Put it this way: Don't expect to find a no-smoking section in every South Hill restaurant. At least one folksy eatery equips every booth, table and spot at the counter with an ashtray.

"Just don't put that in your paper, or else they'll be out here after 'em," says Paul H. Jeffreys, a third-generation tobacco farmer and warehouseman who is helping Thomas start the museum.

Tobacco could have no stauncher defender than Jeffreys, 67. When asked if he smokes, Jeffreys glowers like he's been pinched, then barks, "Yes, SIR!"

All of the talk these days about tobacco's causing cancer doesn't ring true to him. "These people get in these damn laboratories and go crazy as hell, that's my opinion," he says.

"We call a spade a spade here," Thomas says with a nervous smile.
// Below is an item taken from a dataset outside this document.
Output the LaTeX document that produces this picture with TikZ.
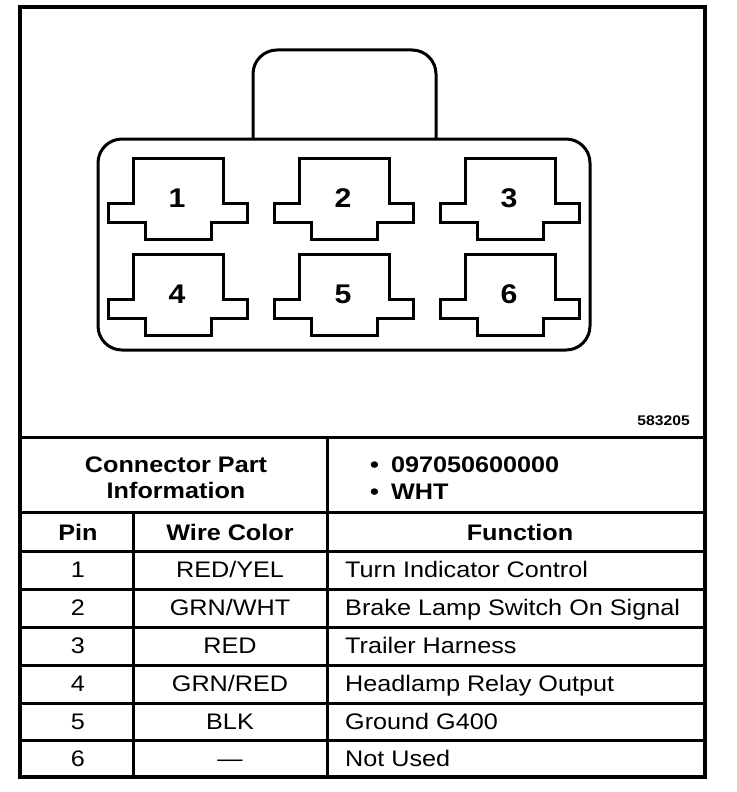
\documentclass[tikz,border=0pt]{standalone}
\usepackage{fontspec}
\setmainfont{Liberation Sans}[FakeStretch=1.12]
\begin{document}
\begin{tikzpicture}[x=1pt,y=-1pt]
\useasboundingbox (0,0) rectangle (736,792);
\tikzset{
  frameline/.style={line width=3.5pt},
  gridline/.style={line width=3pt},
  partline/.style={line width=3pt},
  pinshape/.style={line width=3pt, line join=miter},
  numlbl/.style={font=\fontsize{27}{27}\selectfont\bfseries, inner sep=0pt},
  hdr/.style={font=\fontsize{22.5}{27}\selectfont\bfseries, inner sep=0pt, anchor=base},
  cell/.style={font=\fontsize{22.5}{27}\selectfont, inner sep=0pt, anchor=base},
  cellw/.style={cell, anchor=base west},
  refnum/.style={font=\fontsize{14}{16}\selectfont\bfseries, inner sep=0pt, anchor=base east}
}
% outer frame
\draw[frameline] (20,7) rectangle (705,777);
% connector body and tab
\draw[partline, rounded corners=24pt] (253,139) -- (253,50) -- (436,50) -- (436,139);
\draw[partline, rounded corners=24pt] (98,139) rectangle (590,350);
% pins
\foreach \n/\ox/\oy in {1/133/158, 2/299/158, 3/465/158, 4/133/254, 5/299/254, 6/465/254}{
  \draw[pinshape] (\ox,\oy) -- ++(90,0) -- ++(0,45) -- ++(24,0) -- ++(0,19.5)
     -- ++(-36,0) -- ++(0,16.5) -- ++(-66,0) -- ++(0,-16.5) -- ++(-37,0)
     -- ++(0,-19.5) -- ++(25,0) -- cycle;
  \node[numlbl] (pin\n) at (\ox+44,\oy+40) {\n};
}
\node[refnum] (ref) at (690,425) {583205};
% table lines
\draw[gridline] (20,437) -- (705,437);
\foreach \yy in {512,551,589,627,665,703,740}{
  \draw[gridline] (20,\yy) -- (705,\yy);
}
\draw[gridline] (327,437) -- (327,777);
\draw[gridline] (133,512) -- (133,777);
% part info
\node[hdr] (cp1) at (176,472) {Connector Part};
\node[hdr] (cp2) at (176,498) {Information};
\node[hdr, anchor=base west] (b1) at (370,472) {•\kern 12pt 097050600000};
\node[hdr, anchor=base west] (b2) at (370,499) {•\kern 12pt WHT};
% header
\node[hdr] (hpin) at (78,540) {Pin};
\node[hdr] (hwire) at (230,540) {Wire Color};
\node[hdr] (hfun) at (520,540) {Function};
% rows
\foreach \i/\w/\f/\yb in {1/RED\slash YEL/Turn Indicator Control/577,
  2/GRN\slash WHT/Brake Lamp Switch On Signal/615,
  3/RED/Trailer Harness/653,
  4/GRN\slash RED/Headlamp Relay Output/691,
  5/BLK/Ground G400/729,
  6/—/Not Used/766}{
  \node[cell] (p\i) at (78,\yb) {\i};
  \node[cell] (w\i) at (230,\yb) {\w};
  \node[cellw] (f\i) at (345,\yb) {\f};
}
\end{tikzpicture}
\end{document}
Jeffreys is unapologetic. "If you look at it, they're not saying tobacco causes any of these diseases. They're saying it comes from smoke. And if you go down the road behind one of these tractor-trailers, or if you approach one of these manufacturing cities, you have to ask yourself, how much cigarettes would it take to produce that much smoke?"

When Jeffreys' wife had surgery in Richmond recently, she asked the doctor if she could smoke in her private hospital room.
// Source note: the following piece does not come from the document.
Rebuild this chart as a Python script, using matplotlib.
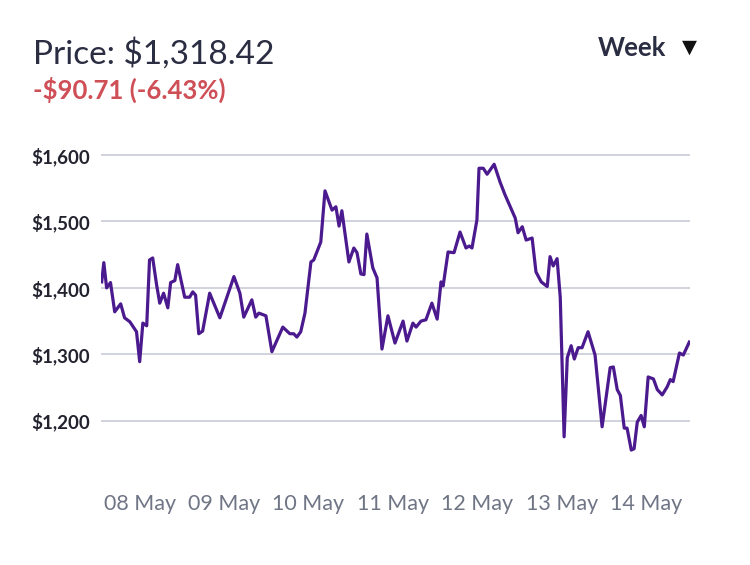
import matplotlib
matplotlib.use('Agg')
import matplotlib.pyplot as plt
from matplotlib.ticker import FuncFormatter

# hours since 08 May 00:00, price in USD
hours = [-10.8, -10.2, -9.4, -8.3, -7.1, -5.4, -4.3, -2.8, -1.4, -0.9,
         0.0, 0.9, 2.0, 2.8, 3.7, 4.8, 5.7, 6.8, 8.0, 8.8,
         10.0, 10.8, 12.8, 14.2, 15.1, 15.9, 16.8, 17.9, 19.9, 22.8,
         26.8, 28.5, 29.6, 31.9, 33.0, 33.9, 35.9, 37.6, 40.7, 42.7,
         43.8, 44.7, 45.8, 47.0, 48.7, 49.5, 51.5, 52.7, 54.7, 55.8,
         56.7, 57.5, 59.5, 60.9, 61.8, 62.9, 63.8, 64.6, 66.3, 67.5,
         68.9, 70.6, 72.6, 74.9, 76.0, 77.7, 78.6, 80.0, 81.4, 83.1,
         84.6, 85.7, 86.3, 87.7, 89.4, 91.1, 92.8, 93.7, 94.5, 95.9,
         96.5, 97.7, 98.8, 100.8, 102.5, 103.9, 106.8, 107.6, 108.8, 109.9,
         111.6, 112.7, 114.2, 115.9, 116.7, 117.6, 118.7, 119.6, 120.7, 121.6,
         122.7, 123.6, 124.7, 125.8, 127.5, 129.5, 131.5, 133.8, 134.7, 135.8,
         136.7, 137.8, 138.6, 139.8, 140.6, 141.5, 142.6, 143.5, 144.6, 146.1,
         147.2, 148.6, 150.0, 150.9, 151.7, 153.5, 154.6, 156.3]
prices = [1409, 1438, 1400, 1408, 1364, 1376, 1355, 1349, 1338, 1334,
          1289, 1347, 1343, 1442, 1445, 1405, 1377, 1392, 1370, 1408,
          1411, 1435, 1386, 1386, 1394, 1389, 1331, 1335, 1392, 1355,
          1417, 1392, 1356, 1382, 1356, 1362, 1358, 1304, 1341, 1331,
          1331, 1326, 1334, 1362, 1439, 1442, 1469, 1546, 1517, 1522,
          1493, 1516, 1439, 1460, 1453, 1421, 1420, 1481, 1430, 1415,
          1308, 1358, 1317, 1350, 1320, 1347, 1341, 1350, 1352, 1377,
          1353, 1409, 1403, 1454, 1453, 1484, 1460, 1463, 1460, 1502,
          1580, 1580, 1571, 1586, 1559, 1540, 1505, 1483, 1492, 1472,
          1475, 1424, 1409, 1402, 1447, 1433, 1444, 1386, 1176, 1295,
          1313, 1293, 1310, 1310, 1334, 1299, 1191, 1280, 1281, 1247,
          1238, 1189, 1189, 1156, 1158, 1198, 1208, 1191, 1266, 1263,
          1247, 1239, 1251, 1262, 1259, 1302, 1299, 1318.42]

day_ticks = [0, 24, 48, 72, 96, 120, 144]
day_labels = ['08 May', '09 May', '10 May', '11 May', '12 May', '13 May', '14 May']
price_ticks = [1200, 1300, 1400, 1500, 1600]

plt.rcParams['font.family'] = ['Lato', 'DejaVu Sans']

fig = plt.figure(figsize=(7.5, 5.65), dpi=100)
ax = fig.add_axes([101/750, 1 - 470/565, 589/750, 330/565])

ax.plot(hours, prices, color='#4b1a8e', linewidth=2.3, solid_joinstyle='round')

ax.set_xlim(-11, 156.5)
ax.set_ylim(1126, 1622.5)
ax.set_yticks(price_ticks)
ax.yaxis.set_major_formatter(FuncFormatter(lambda v, p: '${:,.0f}'.format(v)))
ax.set_xticks(day_ticks)
ax.set_xticklabels(day_labels)

ax.grid(axis='y', color='#cdd0da', linewidth=1.3)
ax.set_axisbelow(True)
for s in ax.spines.values():
    s.set_visible(False)
ax.tick_params(axis='y', length=0, pad=8, labelsize=13.5, labelcolor='#23232f')
ax.tick_params(axis='x', length=0, pad=17, labelsize=15.5, labelcolor='#6f7585')
for t in ax.get_yticklabels():
    t.set_fontweight('bold')

fig.text(33/750, 1 - 64/565, 'Price: $1,318.42', fontsize=24, color='#2b2d42', ha='left', va='baseline')
fig.text(33/750, 1 - 99/565, '-$90.71 (-6.43%)', fontsize=18.5, color='#cf4f57', fontweight='bold', ha='left', va='baseline')
fig.text(598/750, 1 - 56/565, 'Week', fontsize=18.5, color='#2b2d42', fontweight='bold', ha='left', va='baseline')
fig.text(689/750, 1 - 47/565, '\u25bc', fontsize=14, color='#111111', ha='center', va='center',
         family=['DejaVu Sans'])

plt.savefig('out.png', dpi=100)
"The doctor said, `Well, see, I'll tell you like this: I want you to pay your bill, and since your husband is in the tobacco business, I'm going to give you permission to smoke,' " Jeffreys says with a laugh. "So a lot of these doctors [who preach against smoking] are just going along with things. . . . If I felt that my smoking would cause another person's death, I wouldn't smoke another one."

As it is, Jeffreys smokes most every American brand of cigarette (because all the makers buy at his warehouse), sometimes enjoys a pipe or a cigar and occasionally even chews tobacco ("but you better give me a lot of room to spit when I chew," he says).

His Exchange Warehouse is one of four places in South Hill where tobacco farmers go to auction the golden weed. Last year, farmers pulled in $16 million from sales at all the warehouses, Jeffreys says.

Of the 4,500 people who live in South Hill, about one in six is a farmer, and virtually all of them plant tobacco. It is Virginia's leading cash crop; one in every 19 jobs in the state is linked to tobacco production, according to Joe Walton of the Mecklenburg County Cooperative Extension Service office.

South Hill and Mecklenburg together form the state's third richest tobacco market, behind the counties of Pittsylvania and Halifax, Walton says.

South Hill owes much of its existence to tobacco - or 'BACK-ah, as the locals pronounce it - and, in a sense, so does Virginia. Tobacco served as money in Jamestown and helped make the original colony profitable.

That is what the Tobacco Museum is all about: "Preserving our heritage," Thomas says.

The museum will be in a triangle-shaped brick warehouse that was built in 1915. Thomas is collecting old advertisements, bills of sale, tools, paraphernalia - anything the local farmers can get their hands on that relates to tobacco. Someone has even donated an old tobacco barn that Thomas hopes to set up across the street from the museum, along with a few actual rows of crops.

Museum organizers have raised $10,000 and done basic renovations to the old building. Thomas can't say how soon the museum will open; she is waiting to hear from a few corporate donors like Philip Morris Inc. to kick things into high gear.

She hopes not to hear from anti-smoking activists, who so far have been quiet. What it would take to create a militant anti-smoker in South Hill is hard to say; local bank President James H. Wells quit smoking to honor the wishes of his tobacco-farmer father, who died of lung cancer.

Now Wells is one of the leading backers of the museum.

So if you go to South Hill to learn about tobacco, the lesson you might get is this: "I think all of us would be in a helluva fix," says extension agent Walton, "if it wasn't for tobacco."